*Written problem*
Give back the full listing, character for character, with no pictures.
┄┄┄┄┄┄
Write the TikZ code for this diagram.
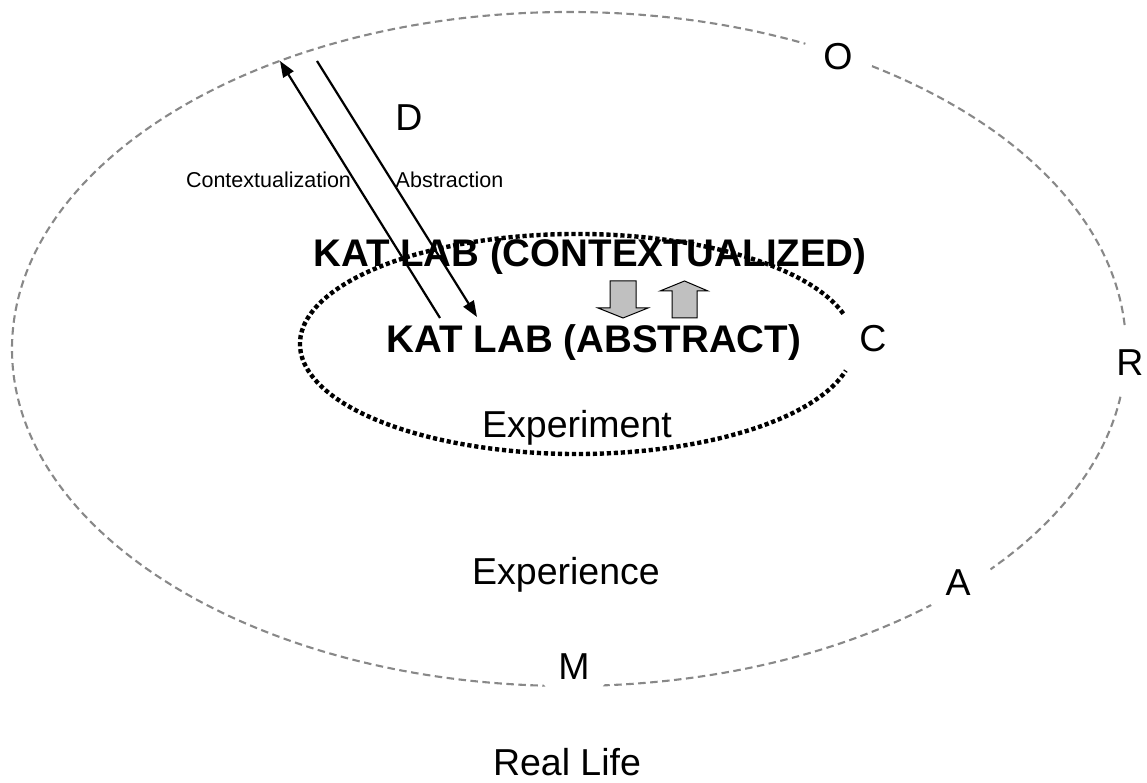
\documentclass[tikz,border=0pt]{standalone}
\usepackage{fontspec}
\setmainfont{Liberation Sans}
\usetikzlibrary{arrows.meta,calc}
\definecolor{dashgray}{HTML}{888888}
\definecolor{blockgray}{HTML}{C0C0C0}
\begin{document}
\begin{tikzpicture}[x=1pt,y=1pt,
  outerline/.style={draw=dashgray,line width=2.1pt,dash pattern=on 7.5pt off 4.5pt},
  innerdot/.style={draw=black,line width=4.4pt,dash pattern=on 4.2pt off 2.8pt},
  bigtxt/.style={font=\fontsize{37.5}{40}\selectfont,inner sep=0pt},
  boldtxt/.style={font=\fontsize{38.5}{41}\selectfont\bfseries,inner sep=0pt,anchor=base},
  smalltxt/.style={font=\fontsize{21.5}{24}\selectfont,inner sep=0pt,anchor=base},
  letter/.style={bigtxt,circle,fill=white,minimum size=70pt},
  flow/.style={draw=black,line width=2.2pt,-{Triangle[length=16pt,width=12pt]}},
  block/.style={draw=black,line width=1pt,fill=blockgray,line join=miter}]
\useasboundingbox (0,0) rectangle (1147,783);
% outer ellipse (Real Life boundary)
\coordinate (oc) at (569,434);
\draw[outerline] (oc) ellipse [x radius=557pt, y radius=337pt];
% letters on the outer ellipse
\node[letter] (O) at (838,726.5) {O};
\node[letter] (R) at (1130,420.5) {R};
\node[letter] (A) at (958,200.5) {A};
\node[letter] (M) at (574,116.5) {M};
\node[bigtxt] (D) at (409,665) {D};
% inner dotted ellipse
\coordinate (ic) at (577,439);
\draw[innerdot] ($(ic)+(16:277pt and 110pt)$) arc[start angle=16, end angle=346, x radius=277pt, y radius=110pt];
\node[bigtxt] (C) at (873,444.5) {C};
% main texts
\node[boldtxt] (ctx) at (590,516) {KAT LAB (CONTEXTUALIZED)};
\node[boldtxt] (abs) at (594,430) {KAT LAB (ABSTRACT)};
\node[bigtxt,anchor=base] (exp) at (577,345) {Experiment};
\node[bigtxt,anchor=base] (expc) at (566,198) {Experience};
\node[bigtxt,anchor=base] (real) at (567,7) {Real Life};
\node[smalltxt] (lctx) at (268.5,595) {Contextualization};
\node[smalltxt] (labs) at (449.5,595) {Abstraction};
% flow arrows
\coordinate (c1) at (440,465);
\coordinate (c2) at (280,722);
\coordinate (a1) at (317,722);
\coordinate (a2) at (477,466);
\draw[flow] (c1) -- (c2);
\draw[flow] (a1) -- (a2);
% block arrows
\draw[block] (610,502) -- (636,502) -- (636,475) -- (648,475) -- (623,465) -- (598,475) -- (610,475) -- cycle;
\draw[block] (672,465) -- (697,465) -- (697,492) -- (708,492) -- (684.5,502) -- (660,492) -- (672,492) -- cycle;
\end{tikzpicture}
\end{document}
┄┄┄┄┄┄
*Exercise answer*
Write the TikZ code for this diagram.
\documentclass[tikz,border=0pt]{standalone}
\usepackage{fontspec}
\setmainfont{Liberation Sans}
\usetikzlibrary{arrows.meta,calc}
\definecolor{dashgray}{HTML}{888888}
\definecolor{blockgray}{HTML}{C0C0C0}
\begin{document}
\begin{tikzpicture}[x=1pt,y=1pt,
  outerline/.style={draw=dashgray,line width=2.1pt,dash pattern=on 7.5pt off 4.5pt},
  innerdot/.style={draw=black,line width=4.4pt,dash pattern=on 4.2pt off 2.8pt},
  bigtxt/.style={font=\fontsize{37.5}{40}\selectfont,inner sep=0pt},
  boldtxt/.style={font=\fontsize{38.5}{41}\selectfont\bfseries,inner sep=0pt,anchor=base},
  smalltxt/.style={font=\fontsize{21.5}{24}\selectfont,inner sep=0pt,anchor=base},
  letter/.style={bigtxt,circle,fill=white,minimum size=70pt},
  flow/.style={draw=black,line width=2.2pt,-{Triangle[length=16pt,width=12pt]}},
  block/.style={draw=black,line width=1pt,fill=blockgray,line join=miter}]
\useasboundingbox (0,0) rectangle (1147,783);
% outer ellipse (Real Life boundary)
\coordinate (oc) at (569,434);
\draw[outerline] (oc) ellipse [x radius=557pt, y radius=337pt];
% letters on the outer ellipse
\node[letter] (O) at (838,726.5) {O};
\node[letter] (R) at (1130,420.5) {R};
\node[letter] (A) at (958,200.5) {A};
\node[letter] (M) at (574,116.5) {M};
\node[bigtxt] (D) at (409,665) {D};
% inner dotted ellipse
\coordinate (ic) at (577,439);
\draw[innerdot] ($(ic)+(16:277pt and 110pt)$) arc[start angle=16, end angle=346, x radius=277pt, y radius=110pt];
\node[bigtxt] (C) at (873,444.5) {C};
% main texts
\node[boldtxt] (ctx) at (590,516) {KAT LAB (CONTEXTUALIZED)};
\node[boldtxt] (abs) at (594,430) {KAT LAB (ABSTRACT)};
\node[bigtxt,anchor=base] (exp) at (577,345) {Experiment};
\node[bigtxt,anchor=base] (expc) at (566,198) {Experience};
\node[bigtxt,anchor=base] (real) at (567,7) {Real Life};
\node[smalltxt] (lctx) at (268.5,595) {Contextualization};
\node[smalltxt] (labs) at (449.5,595) {Abstraction};
% flow arrows
\coordinate (c1) at (440,465);
\coordinate (c2) at (280,722);
\coordinate (a1) at (317,722);
\coordinate (a2) at (477,466);
\draw[flow] (c1) -- (c2);
\draw[flow] (a1) -- (a2);
% block arrows
\draw[block] (610,502) -- (636,502) -- (636,475) -- (648,475) -- (623,465) -- (598,475) -- (610,475) -- cycle;
\draw[block] (672,465) -- (697,465) -- (697,492) -- (708,492) -- (684.5,502) -- (660,492) -- (672,492) -- cycle;
\end{tikzpicture}
\end{document}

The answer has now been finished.